Over on CNN.com Bill Schneider wonders if a Republican from a blue state can win the party’s nomination. Social conservatives are already saying that McCain, Romney, and Giuliani aren’t conservative enough, and have promised a fight.
Some social conservatives aren’t buying it. Tony Perkins, head of the Family Research Council, a prominent social conservative group, recently said “I think Giuliani is unacceptable from the outset.”
Giuliani’s response? Let’s talk about the war on terror.
“We learned from Ronald Reagan that the way you achieve peace is through strength, not weakness,” Giuliani told Fox News’ Hannity.
As far as Romney goes, he was governor of Massachusetts, a very blue state.
Recently, letters and debate clips have surfaced showing that Romney supported gay rights and abortion rights in 1994, when he was running against Ted Kennedy.
The Family Research Council’s Perkins also has a problem with Romney. “You know, a lot of things coming out about him that are troubling,” Perkins said.
Romney’s response?
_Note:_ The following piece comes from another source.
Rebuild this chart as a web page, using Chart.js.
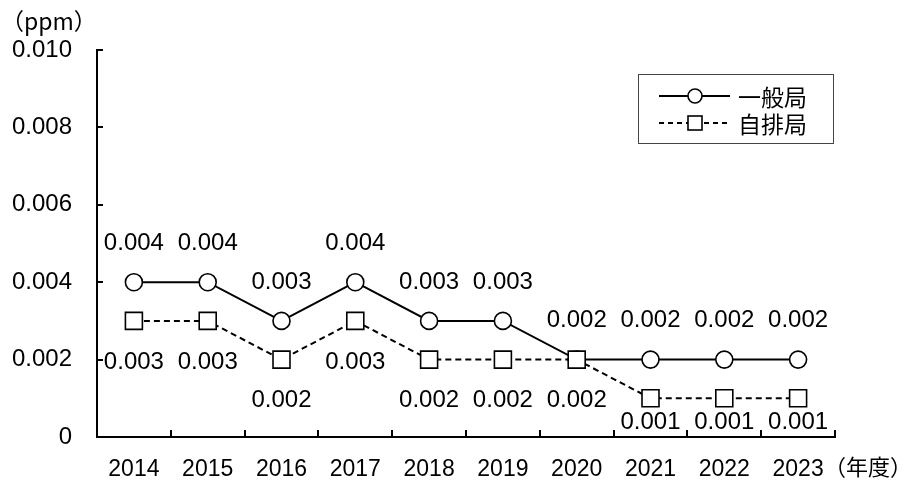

I have seen the light — like other converts.
“On abortion, I wasn’t always a Ronald Reagan conservative,” Romney said earlier this month at a conservative convention in Washington. “Neither was Ronald Reagan, by the way.”
Arizona is not a blue state, but in 2000, McCain won blue-state primaries in New Hampshire and Michigan. He denounced Jerry Falwell and Pat Robertson as “agents of intolerance.”
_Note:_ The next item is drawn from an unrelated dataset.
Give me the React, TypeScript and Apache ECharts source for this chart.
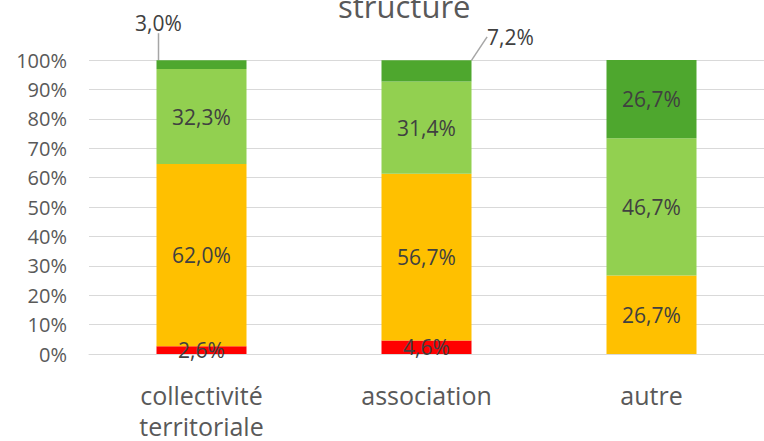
import React, { useEffect, useRef } from "react";
import * as echarts from "echarts";

const categories = ["collectivité\nterritoriale", "association", "autre"];
const redValues = [2.6, 4.6, 0];
const orangeValues = [62.0, 56.7, 26.7];
const lightGreenValues = [32.3, 31.4, 46.7];
const darkGreenValues = [3.0, 7.2, 26.7];
const yTicks = { min: 0, max: 100, interval: 10 };
const title = "structure";

const fmt = (v: number) => v.toFixed(1).replace(".", ",") + "%";
const FONT = "'Open Sans', 'Noto Sans', sans-serif";

export default function App() {
  const ref = useRef<HTMLDivElement>(null);
  useEffect(() => {
    if (!ref.current) return;
    const chart = echarts.init(ref.current, undefined, { renderer: "svg" });
    const labelBase = {
      show: true,
      color: "#404040",
      fontSize: 21,
      fontFamily: FONT,
      formatter: (p: any) => (p.value > 0 ? fmt(p.value) : ""),
    };
    const mk = (name: string, data: number[], color: string, extra: any = {}) => ({
      name,
      type: "bar",
      stack: "s",
      barWidth: "40%",
      data,
      itemStyle: { color },
      label: { ...labelBase, position: "inside" },
      ...extra,
    });
    chart.setOption({
      animation: false,
      title: {
        text: title,
        left: 333,
        top: -15,
        textStyle: { color: "#595959", fontSize: 31, fontWeight: "normal", fontFamily: FONT },
      },
      grid: { left: 89, right: -8, top: 60, bottom: 86, containLabel: false },
      xAxis: {
        type: "category",
        data: categories,
        axisLine: { show: true, lineStyle: { color: "#d9d9d9" } },
        axisTick: { show: false },
        axisLabel: { color: "#595959", fontSize: 25, fontFamily: FONT, margin: 25, lineHeight: 31 },
      },
      yAxis: {
        type: "value",
        min: yTicks.min,
        max: yTicks.max,
        interval: yTicks.interval,
        axisLabel: { formatter: "{value}%", color: "#595959", fontSize: 20, fontFamily: FONT, margin: 22 },
        splitLine: { lineStyle: { color: "#d9d9d9" } },
        axisLine: { show: false },
        axisTick: { show: false },
      },
      series: [
        mk("rouge", redValues, "#ff0000"),
        mk("orange", orangeValues, "#ffc000"),
        mk("vert clair", lightGreenValues, "#92d050"),
        mk("vert", darkGreenValues, "#4ea72e", {
          labelLine: { show: true, lineStyle: { color: "#a6a6a6", width: 1.5 } },
          labelLayout: (p: any) => {
            if (p.dataIndex === 0) return { dx: -43, dy: -42 };
            if (p.dataIndex === 1) return { dx: 84, dy: -34 };
            return {};
          },
        }),
      ],
    });
    return () => chart.dispose();
  }, []);
  return (
    <div
      ref={ref}
      style={{ position: "fixed", left: 0, top: 0, width: 764, height: 441, background: "#fff" }}
    />
  );
}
McCain’s response to conservatives who won’t forgive him? He gave the commencement address at Falwell’s college. He’s hired former Bush campaign staffers.
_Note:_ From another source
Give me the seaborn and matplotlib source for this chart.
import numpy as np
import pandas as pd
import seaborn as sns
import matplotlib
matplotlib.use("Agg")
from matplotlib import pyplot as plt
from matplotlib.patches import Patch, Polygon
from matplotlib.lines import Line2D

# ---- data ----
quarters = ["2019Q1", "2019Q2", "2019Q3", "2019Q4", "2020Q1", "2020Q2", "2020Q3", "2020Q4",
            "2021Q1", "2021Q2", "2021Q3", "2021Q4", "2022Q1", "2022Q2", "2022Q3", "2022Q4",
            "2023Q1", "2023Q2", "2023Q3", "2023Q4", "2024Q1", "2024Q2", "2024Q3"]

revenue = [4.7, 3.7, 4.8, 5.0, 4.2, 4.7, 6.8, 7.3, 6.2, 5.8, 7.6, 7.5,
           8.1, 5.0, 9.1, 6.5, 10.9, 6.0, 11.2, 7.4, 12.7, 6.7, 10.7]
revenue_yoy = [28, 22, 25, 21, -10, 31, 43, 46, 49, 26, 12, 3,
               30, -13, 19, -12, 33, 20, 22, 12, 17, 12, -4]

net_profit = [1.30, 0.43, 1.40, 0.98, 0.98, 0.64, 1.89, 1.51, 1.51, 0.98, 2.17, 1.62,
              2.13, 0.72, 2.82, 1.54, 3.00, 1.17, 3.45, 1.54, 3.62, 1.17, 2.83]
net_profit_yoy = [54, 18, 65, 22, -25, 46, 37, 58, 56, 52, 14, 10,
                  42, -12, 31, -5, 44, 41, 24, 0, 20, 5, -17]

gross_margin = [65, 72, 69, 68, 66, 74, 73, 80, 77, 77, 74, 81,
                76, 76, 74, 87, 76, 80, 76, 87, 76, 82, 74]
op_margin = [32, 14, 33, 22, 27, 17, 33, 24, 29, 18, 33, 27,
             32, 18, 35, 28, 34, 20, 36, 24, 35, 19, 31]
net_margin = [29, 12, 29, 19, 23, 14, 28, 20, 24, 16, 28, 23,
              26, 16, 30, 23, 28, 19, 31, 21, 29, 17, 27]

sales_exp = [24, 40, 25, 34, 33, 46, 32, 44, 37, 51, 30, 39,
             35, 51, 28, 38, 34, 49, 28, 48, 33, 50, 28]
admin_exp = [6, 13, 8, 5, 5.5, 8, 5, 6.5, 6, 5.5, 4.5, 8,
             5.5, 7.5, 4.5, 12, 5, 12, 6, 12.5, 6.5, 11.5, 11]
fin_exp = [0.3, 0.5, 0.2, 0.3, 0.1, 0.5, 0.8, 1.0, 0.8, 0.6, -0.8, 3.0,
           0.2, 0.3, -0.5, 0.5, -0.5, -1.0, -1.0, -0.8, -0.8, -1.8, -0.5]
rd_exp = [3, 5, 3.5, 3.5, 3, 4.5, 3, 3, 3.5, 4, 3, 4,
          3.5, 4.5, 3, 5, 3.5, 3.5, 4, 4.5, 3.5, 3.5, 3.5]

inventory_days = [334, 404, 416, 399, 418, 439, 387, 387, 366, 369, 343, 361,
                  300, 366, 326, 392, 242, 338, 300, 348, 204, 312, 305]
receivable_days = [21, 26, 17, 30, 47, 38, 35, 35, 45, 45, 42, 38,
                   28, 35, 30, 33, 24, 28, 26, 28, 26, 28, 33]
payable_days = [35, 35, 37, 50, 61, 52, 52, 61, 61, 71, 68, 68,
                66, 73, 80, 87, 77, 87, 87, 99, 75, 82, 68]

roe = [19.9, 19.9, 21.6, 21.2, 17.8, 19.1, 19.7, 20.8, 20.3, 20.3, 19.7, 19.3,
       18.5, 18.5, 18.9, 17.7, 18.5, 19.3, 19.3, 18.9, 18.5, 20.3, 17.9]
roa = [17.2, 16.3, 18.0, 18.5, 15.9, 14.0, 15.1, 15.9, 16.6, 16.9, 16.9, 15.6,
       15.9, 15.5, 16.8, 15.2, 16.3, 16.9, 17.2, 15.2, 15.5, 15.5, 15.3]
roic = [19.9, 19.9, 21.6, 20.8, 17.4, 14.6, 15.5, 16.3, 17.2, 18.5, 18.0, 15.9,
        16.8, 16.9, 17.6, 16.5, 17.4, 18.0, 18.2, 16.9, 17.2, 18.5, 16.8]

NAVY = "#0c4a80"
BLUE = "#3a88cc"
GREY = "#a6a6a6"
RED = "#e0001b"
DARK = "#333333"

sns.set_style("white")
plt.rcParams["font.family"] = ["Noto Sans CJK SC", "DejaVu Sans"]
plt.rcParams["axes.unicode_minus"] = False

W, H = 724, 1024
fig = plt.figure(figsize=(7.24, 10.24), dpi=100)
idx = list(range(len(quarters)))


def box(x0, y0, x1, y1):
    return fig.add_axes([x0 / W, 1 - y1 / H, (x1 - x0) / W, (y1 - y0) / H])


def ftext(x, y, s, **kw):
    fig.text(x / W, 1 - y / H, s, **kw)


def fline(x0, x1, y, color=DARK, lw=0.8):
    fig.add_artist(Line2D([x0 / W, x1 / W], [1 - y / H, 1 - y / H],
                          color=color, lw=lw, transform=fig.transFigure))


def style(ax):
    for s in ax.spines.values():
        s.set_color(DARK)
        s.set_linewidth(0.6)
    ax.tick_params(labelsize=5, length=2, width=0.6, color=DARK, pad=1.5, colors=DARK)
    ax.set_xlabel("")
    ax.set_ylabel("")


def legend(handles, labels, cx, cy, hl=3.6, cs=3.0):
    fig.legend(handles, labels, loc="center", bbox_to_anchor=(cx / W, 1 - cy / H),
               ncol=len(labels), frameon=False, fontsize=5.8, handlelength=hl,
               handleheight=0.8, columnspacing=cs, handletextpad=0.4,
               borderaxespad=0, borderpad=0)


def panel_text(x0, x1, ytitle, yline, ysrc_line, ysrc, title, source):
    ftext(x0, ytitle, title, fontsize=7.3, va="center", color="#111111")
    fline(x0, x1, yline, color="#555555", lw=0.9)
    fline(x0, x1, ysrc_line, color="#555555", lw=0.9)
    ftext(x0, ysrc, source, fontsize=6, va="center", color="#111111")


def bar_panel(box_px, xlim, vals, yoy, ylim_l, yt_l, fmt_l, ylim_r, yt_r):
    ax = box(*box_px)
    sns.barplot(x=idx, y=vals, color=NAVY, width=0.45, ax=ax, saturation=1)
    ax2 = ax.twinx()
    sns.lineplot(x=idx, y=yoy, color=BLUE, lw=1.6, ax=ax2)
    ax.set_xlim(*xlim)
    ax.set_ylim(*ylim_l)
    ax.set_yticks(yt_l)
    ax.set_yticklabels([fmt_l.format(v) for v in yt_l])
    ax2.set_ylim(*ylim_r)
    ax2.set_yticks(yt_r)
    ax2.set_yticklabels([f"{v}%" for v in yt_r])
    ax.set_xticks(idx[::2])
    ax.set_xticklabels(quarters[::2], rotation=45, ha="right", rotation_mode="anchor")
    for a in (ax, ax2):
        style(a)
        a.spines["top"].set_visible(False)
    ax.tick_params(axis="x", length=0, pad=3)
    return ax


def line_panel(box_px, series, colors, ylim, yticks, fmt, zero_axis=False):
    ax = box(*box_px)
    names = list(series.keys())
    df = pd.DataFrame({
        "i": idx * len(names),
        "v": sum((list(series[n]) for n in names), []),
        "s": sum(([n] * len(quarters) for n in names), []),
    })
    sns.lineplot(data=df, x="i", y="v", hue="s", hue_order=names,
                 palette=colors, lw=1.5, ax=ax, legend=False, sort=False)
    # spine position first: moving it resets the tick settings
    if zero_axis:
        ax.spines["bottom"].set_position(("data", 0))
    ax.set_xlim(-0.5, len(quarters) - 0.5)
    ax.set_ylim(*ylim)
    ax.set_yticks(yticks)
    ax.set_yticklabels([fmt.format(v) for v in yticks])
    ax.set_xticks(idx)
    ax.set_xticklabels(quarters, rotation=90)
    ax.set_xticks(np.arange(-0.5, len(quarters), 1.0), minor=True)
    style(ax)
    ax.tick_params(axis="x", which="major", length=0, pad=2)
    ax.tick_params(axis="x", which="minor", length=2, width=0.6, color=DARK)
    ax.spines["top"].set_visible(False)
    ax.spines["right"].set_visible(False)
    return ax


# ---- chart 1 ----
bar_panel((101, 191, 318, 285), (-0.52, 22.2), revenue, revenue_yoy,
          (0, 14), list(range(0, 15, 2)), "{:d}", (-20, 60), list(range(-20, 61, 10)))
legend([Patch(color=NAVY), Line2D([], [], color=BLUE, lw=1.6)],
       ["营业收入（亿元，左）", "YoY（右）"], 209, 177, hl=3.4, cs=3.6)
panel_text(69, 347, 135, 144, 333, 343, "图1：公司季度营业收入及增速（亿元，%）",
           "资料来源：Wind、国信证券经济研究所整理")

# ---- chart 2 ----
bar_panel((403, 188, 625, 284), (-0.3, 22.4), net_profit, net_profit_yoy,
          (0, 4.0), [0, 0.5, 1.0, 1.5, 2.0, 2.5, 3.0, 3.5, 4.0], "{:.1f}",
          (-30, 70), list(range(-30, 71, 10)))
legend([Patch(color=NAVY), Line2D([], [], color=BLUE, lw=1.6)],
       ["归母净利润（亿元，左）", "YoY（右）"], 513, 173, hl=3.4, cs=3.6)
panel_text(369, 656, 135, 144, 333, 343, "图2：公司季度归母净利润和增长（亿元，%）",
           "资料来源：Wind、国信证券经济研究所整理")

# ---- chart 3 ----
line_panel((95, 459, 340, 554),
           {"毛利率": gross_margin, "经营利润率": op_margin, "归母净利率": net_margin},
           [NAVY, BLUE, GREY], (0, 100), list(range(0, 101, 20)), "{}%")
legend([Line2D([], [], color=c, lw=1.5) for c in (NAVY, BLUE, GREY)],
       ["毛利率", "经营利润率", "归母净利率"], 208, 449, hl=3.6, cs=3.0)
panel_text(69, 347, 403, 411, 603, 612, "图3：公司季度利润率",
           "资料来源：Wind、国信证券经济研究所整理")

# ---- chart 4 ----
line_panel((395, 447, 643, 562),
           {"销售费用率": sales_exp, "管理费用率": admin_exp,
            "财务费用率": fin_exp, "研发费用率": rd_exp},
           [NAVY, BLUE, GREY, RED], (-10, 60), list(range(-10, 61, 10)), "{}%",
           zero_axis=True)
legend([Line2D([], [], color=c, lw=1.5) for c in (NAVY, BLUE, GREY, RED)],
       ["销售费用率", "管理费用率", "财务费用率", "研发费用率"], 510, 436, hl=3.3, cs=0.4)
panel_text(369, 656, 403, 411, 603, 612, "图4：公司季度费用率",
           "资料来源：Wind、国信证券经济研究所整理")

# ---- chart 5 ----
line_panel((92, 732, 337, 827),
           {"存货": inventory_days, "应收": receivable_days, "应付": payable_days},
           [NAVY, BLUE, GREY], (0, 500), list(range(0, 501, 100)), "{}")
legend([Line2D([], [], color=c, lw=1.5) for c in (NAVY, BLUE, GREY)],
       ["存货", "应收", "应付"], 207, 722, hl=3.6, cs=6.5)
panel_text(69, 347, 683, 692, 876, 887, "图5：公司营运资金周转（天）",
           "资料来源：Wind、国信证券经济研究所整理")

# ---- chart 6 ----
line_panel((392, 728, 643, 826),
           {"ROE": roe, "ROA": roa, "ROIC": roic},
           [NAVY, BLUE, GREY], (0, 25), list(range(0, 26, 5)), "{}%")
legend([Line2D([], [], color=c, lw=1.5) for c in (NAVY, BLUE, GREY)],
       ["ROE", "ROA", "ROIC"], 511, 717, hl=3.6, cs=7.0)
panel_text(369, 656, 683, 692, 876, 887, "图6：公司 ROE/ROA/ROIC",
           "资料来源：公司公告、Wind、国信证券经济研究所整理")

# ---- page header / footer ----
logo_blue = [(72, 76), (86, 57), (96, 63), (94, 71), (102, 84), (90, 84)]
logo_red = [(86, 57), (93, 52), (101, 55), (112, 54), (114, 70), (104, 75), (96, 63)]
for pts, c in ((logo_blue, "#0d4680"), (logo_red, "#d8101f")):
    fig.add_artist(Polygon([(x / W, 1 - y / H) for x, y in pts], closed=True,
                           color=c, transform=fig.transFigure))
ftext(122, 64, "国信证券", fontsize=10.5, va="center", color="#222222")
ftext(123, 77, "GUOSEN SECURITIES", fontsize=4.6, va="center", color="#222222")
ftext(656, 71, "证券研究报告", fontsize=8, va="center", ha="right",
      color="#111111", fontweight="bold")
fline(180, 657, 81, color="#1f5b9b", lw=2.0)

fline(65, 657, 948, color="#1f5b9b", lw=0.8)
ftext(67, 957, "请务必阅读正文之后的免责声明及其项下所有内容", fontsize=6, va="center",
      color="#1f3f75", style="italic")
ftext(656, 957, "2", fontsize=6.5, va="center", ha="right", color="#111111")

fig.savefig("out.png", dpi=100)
For years we’ve heard that Democrats in the Northeast can’t win the Presidency. Now, apparently Northeast Republicans can’t either. I’m not sure that I buy into this new narrative, but it’s interesting to see it get some play in the media.
Source Schneider, Bill. “Can a blue-state Republican win the ‘08 nod?”. CNN.com. 2/12/07
2 responses so far ↓
When an election cycle starts a full year before the first vote is cast, you find the media fumbling for a narrative. You find articles, like this, which make superficial claims. This is in the same category as the “Obama inexperience” questions, once you spend three seconds thinking about it you realize that he has more foreign policy and national political experience than two of the three Republican frontrunners, even though they have not received similar criticism. The story is not that a Northeast Republican can’t win, the story is the struggle for the soul of the Republican party. If a middle of the road Republican can win, which three of them look in awfully good position to do, it could go along way towards reforming the party’s image in the northeast, if not, the Republican Party may be relegated to a permanent minority for a generation or more.
I’m a social conservative and I’m pleased with the Republican candidates.
I think that you can make the case that the winner of the Republican primary next year will not necessarily be too far to the right of “moderate independents.” Given that the Democrats are leaning to the far left, driving moderates like Warner and Bayh away, the situation is far from bleak as far as I’m concerned.
When Ginsberg and Stevens leave the Supreme Court, I believe that Bush/McCain/Giuliani/Romney will replace them with Scalia/Alito/Thomas/Roberts-types. And Roberts will probably still be the Chief Justice when I die, so I’m comfortable with the belief that justices will stop acting like legislators for the rest of my life.